> [PROBLEM TO WORK ON]: Search the material below for the word "seaborn" and copy every line in which it occurs.

> [RECORDS FOR THIS EXERCISE]:

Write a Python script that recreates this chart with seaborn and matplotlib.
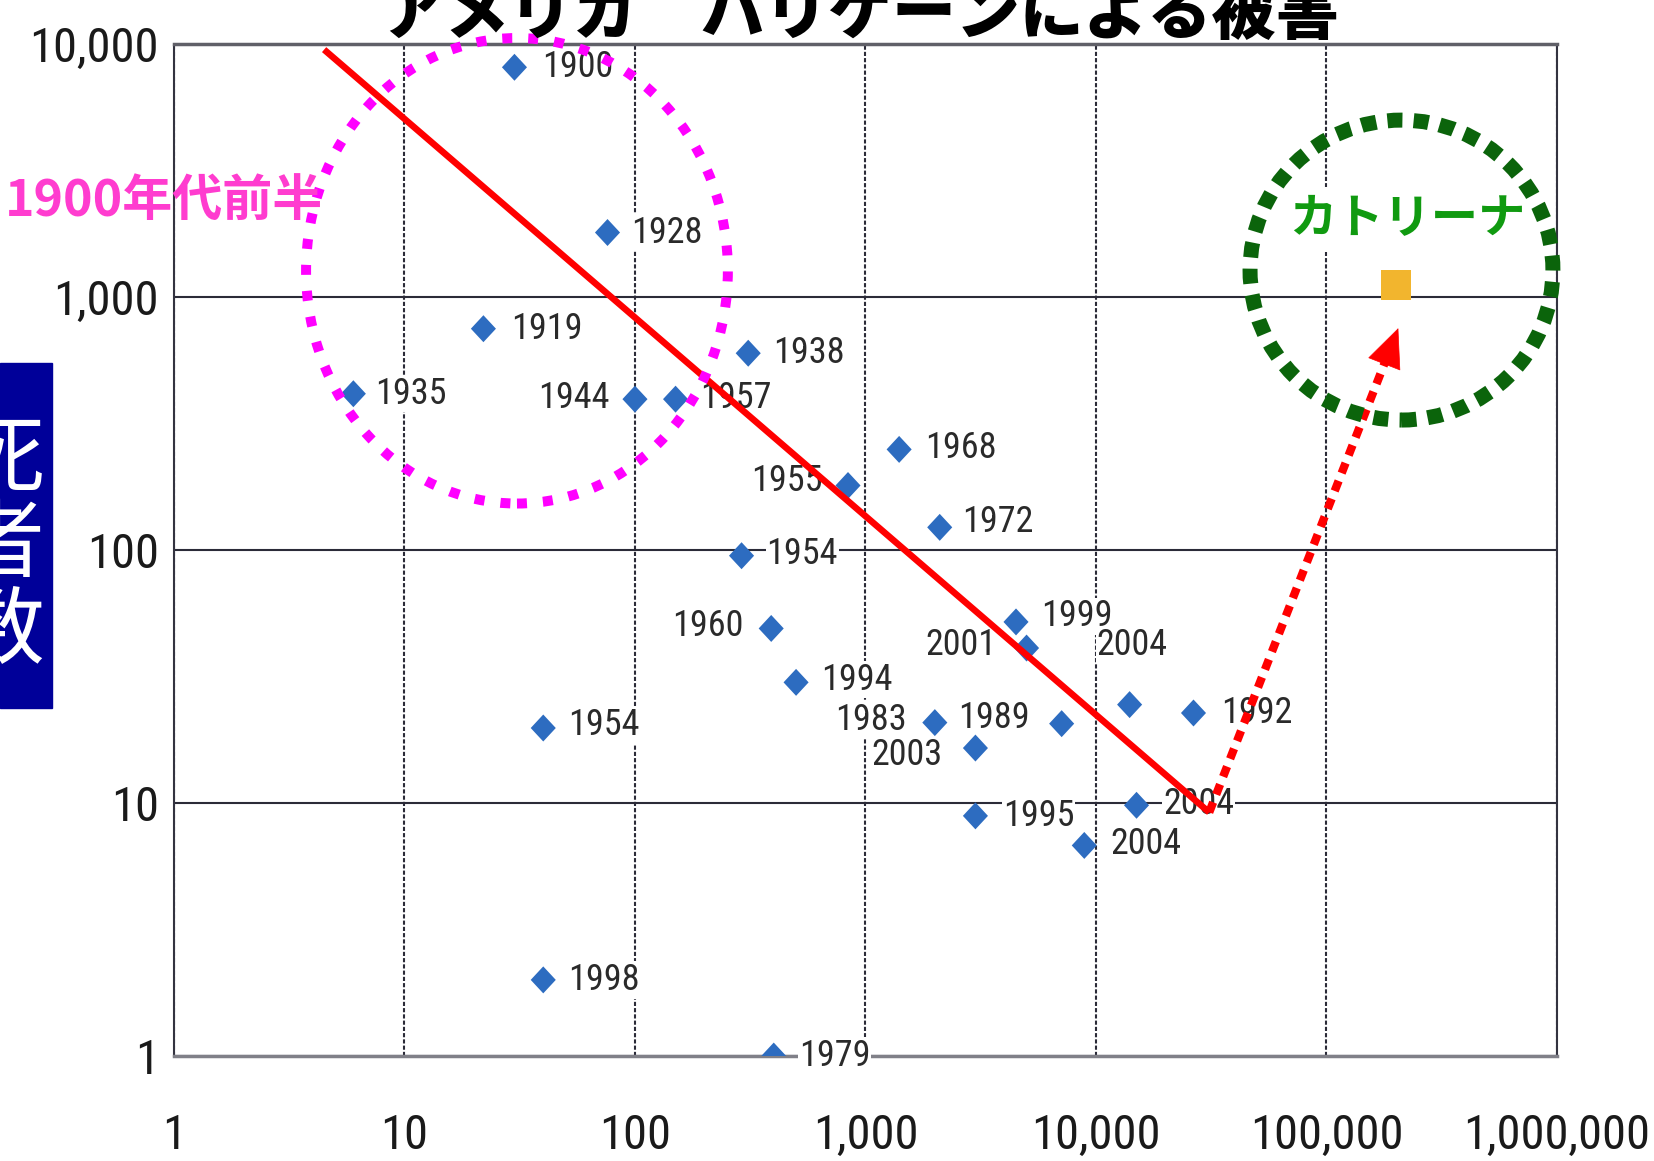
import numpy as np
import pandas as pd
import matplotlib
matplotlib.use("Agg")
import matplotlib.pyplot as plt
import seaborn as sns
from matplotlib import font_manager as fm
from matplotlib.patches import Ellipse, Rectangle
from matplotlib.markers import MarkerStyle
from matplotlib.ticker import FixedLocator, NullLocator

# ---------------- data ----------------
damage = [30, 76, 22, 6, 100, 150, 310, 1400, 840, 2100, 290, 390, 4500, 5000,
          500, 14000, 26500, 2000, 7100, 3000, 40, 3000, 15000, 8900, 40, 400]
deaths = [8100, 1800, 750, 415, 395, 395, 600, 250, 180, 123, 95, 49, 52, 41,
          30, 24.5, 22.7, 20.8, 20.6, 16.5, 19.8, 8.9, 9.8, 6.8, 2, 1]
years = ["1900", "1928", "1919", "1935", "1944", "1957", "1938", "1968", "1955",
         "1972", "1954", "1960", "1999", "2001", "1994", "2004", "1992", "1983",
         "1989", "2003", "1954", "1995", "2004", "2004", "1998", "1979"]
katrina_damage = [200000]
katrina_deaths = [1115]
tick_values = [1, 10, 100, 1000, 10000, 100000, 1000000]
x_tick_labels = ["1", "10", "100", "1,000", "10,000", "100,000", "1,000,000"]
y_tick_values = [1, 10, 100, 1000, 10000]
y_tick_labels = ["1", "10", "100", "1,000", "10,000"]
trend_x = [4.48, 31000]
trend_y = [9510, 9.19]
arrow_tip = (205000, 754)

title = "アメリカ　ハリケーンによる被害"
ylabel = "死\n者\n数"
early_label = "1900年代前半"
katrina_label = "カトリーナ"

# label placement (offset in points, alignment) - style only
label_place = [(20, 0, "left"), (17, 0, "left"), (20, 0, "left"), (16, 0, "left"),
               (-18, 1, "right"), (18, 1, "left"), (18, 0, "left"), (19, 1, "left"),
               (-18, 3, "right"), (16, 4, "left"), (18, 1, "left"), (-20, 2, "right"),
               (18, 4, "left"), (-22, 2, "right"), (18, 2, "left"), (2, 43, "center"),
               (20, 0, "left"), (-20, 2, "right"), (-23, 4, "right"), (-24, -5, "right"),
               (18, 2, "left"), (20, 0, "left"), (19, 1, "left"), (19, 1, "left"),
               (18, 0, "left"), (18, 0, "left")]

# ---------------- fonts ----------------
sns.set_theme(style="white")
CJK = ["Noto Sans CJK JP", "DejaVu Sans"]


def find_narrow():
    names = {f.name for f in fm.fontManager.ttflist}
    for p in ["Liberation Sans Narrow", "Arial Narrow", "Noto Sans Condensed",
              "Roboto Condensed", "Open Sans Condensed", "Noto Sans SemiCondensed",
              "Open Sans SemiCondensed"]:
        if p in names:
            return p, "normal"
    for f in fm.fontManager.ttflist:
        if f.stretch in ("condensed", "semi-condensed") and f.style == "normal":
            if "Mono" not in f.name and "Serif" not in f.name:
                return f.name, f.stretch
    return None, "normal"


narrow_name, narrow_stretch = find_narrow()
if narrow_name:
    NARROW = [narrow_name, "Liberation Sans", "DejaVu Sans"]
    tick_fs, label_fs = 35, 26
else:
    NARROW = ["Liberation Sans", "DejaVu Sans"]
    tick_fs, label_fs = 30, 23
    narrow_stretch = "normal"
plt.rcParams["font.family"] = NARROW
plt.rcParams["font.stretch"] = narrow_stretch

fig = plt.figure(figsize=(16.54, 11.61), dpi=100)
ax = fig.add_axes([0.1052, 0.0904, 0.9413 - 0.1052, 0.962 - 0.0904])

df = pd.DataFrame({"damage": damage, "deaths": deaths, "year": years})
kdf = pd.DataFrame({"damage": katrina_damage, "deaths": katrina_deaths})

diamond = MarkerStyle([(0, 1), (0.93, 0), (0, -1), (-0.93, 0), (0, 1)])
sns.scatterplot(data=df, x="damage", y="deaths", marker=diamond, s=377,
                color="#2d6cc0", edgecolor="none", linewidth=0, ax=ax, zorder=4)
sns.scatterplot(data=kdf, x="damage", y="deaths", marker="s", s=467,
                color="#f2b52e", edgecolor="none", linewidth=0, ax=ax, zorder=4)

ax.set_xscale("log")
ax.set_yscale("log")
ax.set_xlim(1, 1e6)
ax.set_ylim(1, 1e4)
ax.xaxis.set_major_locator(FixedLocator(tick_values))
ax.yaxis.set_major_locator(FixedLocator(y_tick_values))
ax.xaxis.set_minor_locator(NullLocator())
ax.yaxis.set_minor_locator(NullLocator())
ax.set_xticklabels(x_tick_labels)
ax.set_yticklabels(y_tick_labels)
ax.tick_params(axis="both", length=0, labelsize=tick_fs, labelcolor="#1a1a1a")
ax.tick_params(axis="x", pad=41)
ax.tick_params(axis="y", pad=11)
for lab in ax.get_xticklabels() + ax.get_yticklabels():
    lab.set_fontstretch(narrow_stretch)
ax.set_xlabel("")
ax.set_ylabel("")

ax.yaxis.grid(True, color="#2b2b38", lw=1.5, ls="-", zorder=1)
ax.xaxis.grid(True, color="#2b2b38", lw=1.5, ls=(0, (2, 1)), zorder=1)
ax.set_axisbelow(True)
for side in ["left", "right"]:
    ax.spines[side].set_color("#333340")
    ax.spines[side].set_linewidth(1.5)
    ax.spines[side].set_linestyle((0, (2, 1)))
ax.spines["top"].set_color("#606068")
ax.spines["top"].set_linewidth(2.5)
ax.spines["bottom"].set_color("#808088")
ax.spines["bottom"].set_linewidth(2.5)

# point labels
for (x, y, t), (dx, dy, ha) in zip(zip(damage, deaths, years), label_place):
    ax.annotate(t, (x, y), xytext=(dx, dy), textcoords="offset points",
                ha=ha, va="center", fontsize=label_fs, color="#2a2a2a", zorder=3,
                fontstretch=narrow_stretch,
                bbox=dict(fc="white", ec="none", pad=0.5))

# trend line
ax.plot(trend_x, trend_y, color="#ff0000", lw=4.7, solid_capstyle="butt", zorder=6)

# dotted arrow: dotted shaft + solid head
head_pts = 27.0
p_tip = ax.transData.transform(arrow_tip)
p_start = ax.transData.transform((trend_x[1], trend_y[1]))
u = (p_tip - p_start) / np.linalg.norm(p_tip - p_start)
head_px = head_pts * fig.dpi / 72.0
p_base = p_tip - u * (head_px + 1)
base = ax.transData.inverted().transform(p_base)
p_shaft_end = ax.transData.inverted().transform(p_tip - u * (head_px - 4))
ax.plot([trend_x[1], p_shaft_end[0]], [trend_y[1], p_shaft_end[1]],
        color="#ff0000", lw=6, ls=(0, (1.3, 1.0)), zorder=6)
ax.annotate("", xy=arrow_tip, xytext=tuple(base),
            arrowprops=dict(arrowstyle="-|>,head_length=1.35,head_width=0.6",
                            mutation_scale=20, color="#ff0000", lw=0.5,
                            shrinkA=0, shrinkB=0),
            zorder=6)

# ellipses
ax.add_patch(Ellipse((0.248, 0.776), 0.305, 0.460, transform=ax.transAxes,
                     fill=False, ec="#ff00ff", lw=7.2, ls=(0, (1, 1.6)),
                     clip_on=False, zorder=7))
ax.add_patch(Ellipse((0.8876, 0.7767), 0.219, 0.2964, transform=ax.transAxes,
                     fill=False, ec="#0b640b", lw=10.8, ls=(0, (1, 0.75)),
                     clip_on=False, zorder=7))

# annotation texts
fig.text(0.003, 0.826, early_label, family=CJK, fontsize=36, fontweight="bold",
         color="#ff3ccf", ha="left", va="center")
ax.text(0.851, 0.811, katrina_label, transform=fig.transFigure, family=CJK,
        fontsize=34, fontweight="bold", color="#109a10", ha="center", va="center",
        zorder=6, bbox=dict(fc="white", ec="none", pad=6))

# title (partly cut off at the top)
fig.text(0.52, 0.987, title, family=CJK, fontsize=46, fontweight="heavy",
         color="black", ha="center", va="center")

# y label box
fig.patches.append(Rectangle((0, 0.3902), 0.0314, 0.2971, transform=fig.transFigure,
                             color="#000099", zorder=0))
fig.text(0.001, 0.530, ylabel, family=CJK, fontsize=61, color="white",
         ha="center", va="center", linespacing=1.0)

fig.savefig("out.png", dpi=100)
* * *
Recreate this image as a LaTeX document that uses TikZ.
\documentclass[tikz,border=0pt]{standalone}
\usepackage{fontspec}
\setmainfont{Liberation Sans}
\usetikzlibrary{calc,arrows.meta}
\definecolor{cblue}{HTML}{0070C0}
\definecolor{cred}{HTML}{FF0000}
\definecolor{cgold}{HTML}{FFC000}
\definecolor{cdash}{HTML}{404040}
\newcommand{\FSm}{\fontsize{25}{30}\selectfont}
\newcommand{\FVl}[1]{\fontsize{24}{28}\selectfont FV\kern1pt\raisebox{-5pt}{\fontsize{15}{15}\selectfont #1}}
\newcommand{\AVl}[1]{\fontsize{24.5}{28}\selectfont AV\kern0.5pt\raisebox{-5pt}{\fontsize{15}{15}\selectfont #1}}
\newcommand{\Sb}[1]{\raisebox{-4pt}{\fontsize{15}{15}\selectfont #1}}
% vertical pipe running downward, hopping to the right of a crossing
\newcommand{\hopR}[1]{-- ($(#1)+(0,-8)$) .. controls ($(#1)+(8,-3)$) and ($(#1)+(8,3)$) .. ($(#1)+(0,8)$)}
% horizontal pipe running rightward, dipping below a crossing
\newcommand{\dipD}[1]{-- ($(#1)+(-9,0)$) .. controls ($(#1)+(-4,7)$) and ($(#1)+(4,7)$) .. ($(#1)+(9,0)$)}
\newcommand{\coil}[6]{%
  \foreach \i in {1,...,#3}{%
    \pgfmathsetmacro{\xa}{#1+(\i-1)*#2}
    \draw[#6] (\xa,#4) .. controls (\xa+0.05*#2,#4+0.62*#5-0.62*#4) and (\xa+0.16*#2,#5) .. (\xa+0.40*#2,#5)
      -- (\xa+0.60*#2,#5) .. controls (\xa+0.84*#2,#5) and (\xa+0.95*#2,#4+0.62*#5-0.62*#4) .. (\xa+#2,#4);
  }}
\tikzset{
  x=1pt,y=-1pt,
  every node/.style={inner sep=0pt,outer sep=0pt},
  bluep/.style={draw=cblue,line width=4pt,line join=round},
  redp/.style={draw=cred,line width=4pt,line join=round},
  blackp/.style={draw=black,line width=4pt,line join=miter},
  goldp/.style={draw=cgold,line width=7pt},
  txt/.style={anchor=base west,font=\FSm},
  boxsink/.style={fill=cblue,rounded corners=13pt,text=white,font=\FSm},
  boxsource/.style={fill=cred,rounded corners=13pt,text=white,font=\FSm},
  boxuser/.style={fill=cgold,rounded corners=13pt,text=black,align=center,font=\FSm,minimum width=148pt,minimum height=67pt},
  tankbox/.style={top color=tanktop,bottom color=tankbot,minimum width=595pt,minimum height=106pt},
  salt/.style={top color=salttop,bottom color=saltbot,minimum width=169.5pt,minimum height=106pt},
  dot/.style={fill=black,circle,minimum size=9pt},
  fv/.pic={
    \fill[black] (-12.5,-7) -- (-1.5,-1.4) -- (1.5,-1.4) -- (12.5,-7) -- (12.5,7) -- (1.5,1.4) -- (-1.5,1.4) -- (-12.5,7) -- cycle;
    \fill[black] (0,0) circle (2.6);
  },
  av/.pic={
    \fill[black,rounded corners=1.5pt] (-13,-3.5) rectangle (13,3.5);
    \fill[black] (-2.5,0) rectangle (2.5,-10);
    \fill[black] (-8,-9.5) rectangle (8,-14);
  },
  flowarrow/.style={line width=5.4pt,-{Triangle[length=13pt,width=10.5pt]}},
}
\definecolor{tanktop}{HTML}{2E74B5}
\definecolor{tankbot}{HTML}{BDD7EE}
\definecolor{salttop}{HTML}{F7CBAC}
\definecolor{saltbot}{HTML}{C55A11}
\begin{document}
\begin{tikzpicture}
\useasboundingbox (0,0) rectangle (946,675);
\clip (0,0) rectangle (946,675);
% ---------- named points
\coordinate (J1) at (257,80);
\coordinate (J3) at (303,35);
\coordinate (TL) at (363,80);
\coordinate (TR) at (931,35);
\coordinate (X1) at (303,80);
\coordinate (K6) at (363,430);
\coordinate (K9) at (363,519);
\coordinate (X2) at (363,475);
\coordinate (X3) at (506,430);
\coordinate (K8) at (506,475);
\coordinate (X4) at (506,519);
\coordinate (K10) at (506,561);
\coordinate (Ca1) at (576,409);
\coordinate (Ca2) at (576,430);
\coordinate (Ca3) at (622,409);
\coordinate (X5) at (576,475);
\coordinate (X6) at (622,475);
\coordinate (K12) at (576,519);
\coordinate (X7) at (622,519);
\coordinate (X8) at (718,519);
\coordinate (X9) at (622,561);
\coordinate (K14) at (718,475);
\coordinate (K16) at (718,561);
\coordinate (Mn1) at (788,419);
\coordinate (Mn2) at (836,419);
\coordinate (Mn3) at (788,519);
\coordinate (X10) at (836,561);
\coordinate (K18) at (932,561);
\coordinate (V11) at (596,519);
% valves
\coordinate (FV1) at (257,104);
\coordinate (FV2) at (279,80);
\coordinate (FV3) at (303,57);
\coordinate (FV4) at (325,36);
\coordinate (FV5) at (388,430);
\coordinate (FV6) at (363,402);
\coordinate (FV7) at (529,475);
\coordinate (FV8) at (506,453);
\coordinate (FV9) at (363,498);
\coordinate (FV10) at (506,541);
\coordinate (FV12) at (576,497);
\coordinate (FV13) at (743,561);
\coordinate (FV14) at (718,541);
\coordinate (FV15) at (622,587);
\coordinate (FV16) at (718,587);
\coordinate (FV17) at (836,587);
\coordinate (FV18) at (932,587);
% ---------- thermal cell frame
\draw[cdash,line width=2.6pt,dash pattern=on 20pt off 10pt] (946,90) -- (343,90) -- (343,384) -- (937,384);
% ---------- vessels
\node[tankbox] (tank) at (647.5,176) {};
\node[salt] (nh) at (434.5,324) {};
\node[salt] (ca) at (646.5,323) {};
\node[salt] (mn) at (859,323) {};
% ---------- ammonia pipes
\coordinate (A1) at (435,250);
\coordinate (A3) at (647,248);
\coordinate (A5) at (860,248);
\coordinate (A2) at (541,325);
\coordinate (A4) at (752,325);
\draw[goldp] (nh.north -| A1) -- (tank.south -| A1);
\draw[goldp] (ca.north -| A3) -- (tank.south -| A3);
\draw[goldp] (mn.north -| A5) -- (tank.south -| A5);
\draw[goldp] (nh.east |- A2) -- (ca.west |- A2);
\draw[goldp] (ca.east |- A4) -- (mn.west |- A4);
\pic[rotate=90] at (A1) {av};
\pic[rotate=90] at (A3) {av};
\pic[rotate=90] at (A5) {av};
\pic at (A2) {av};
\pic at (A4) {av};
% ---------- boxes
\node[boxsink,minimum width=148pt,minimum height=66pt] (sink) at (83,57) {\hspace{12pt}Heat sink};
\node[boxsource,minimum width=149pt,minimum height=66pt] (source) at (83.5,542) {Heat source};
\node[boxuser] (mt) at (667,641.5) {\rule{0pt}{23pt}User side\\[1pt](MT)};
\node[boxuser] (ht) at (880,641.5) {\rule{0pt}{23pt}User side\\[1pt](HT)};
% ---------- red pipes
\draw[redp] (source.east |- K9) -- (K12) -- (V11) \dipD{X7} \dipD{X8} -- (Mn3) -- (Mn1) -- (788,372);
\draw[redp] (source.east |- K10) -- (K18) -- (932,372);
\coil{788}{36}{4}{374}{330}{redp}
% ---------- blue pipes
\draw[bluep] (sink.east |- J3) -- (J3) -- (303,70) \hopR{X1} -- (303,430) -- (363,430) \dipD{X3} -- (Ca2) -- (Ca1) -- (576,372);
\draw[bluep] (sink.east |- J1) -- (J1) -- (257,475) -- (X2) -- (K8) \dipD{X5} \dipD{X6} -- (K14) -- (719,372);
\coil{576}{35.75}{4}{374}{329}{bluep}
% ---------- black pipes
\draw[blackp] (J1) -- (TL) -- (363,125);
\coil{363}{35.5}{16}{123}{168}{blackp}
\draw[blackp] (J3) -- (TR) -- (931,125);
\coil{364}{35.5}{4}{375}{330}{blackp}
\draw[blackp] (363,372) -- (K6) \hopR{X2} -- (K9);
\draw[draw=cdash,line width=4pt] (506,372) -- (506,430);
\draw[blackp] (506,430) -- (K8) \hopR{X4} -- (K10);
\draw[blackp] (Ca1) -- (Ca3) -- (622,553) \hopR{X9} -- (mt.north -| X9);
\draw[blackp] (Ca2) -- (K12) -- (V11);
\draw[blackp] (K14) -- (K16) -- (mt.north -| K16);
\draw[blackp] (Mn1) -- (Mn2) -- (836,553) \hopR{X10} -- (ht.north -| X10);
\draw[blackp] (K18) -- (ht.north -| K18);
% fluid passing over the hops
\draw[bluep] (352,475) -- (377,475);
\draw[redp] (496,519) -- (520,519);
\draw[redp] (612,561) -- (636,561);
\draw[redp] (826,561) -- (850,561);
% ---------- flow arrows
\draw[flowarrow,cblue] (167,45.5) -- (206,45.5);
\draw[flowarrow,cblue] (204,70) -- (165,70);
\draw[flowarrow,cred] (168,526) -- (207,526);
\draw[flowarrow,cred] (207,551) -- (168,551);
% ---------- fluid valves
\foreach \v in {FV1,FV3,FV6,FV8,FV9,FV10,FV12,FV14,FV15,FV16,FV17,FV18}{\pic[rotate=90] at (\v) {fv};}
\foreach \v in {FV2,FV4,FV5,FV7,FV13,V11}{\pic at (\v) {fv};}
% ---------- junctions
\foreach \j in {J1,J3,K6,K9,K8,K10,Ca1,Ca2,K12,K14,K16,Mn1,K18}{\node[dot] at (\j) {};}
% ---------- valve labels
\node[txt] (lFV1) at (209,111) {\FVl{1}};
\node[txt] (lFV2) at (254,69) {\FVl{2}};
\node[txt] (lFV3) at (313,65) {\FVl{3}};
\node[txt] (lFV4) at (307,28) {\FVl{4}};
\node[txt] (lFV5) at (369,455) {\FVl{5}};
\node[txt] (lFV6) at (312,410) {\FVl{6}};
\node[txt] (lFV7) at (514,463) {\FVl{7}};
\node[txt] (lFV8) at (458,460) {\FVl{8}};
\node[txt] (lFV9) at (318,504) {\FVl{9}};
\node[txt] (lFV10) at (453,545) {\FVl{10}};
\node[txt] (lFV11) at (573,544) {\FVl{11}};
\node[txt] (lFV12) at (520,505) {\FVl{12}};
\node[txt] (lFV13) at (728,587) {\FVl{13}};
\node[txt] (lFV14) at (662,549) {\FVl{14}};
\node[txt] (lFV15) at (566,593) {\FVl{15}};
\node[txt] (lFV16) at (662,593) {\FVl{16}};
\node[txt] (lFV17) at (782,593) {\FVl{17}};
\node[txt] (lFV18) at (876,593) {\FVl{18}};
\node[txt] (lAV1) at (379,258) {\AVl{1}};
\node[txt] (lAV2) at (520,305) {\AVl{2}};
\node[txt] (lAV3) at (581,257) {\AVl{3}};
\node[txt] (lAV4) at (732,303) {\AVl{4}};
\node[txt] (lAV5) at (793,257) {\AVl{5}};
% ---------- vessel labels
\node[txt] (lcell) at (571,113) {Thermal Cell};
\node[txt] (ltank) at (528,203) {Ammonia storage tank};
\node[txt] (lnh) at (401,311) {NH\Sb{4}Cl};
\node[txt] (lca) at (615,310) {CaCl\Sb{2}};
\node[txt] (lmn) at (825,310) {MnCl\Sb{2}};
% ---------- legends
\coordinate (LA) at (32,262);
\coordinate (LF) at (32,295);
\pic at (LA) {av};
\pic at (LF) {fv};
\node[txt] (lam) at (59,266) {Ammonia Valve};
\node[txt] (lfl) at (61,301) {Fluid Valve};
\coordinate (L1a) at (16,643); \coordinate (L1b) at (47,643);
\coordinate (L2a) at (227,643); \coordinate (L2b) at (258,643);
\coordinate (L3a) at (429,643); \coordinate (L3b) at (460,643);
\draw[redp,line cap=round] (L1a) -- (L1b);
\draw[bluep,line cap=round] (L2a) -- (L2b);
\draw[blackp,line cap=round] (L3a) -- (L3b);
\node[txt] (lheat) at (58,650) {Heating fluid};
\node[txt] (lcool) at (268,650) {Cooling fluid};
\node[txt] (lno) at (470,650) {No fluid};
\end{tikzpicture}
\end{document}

> [RESULT]:
Write a Python script that recreates this chart with seaborn and matplotlib.
import seaborn as sns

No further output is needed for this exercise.